The Resolutions Committee may, at its discretion, draft any resolution which it believes would further the work of the assembly. For example, if, in the course of debate, there seems to be a mood in the assembly favoring a specific change in the logistics of Synod Assembly, the Resolutions Committee may draft a resolution (without being ordered to do so) to that effect and put it before the assembly for consideration. Such proactive work on the part of the Resolutions Committee can help the assembly (which is often short of members skilled in parliamentary deliberation) find its voice.
The other task of the resolutions committee is the review of reports submitted to the assembly and the generation of such resolutions as may seem appropriate in response. For example, the 2007 Synod Assembly Resolutions Committee drafted a resolution that admonished then Chap. Riegel for the use of too much Latin in his reports, instructing that he include translation aids in the future.
Resolutions Committee is free to draft a “closing resolution,” i.e., a resolution that thanks folks or makes some final comment upon the proceedings of the assembly, but there is no requirement that it do so.

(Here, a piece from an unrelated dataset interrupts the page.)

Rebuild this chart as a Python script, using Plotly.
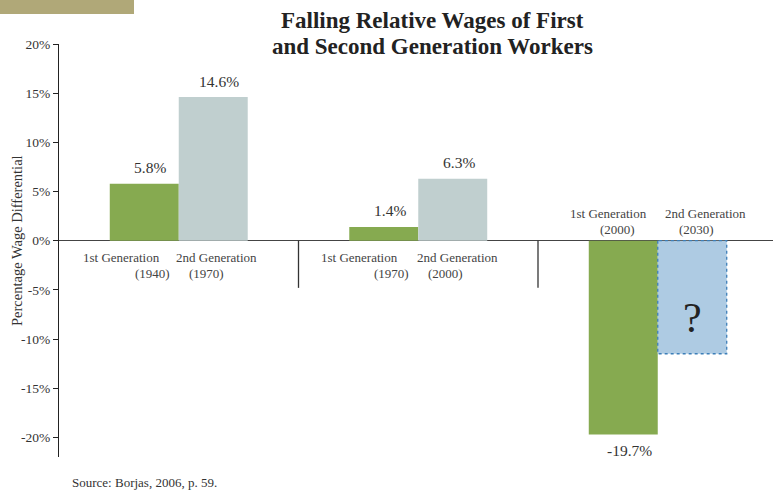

The Resolutions Committee can be one of the most important committees in an assembly. Proper composition of such a committee should include a mix of people. There should be at least one parliamentary geek. There should be at least one person with the sense of the overall working of the synod in relationship to its congregations and a larger Church. There should be at least one word smith. The rest should be people of common sense and ability to listen to what is happening on the floor, sense the mood of the assembly, and put it into words.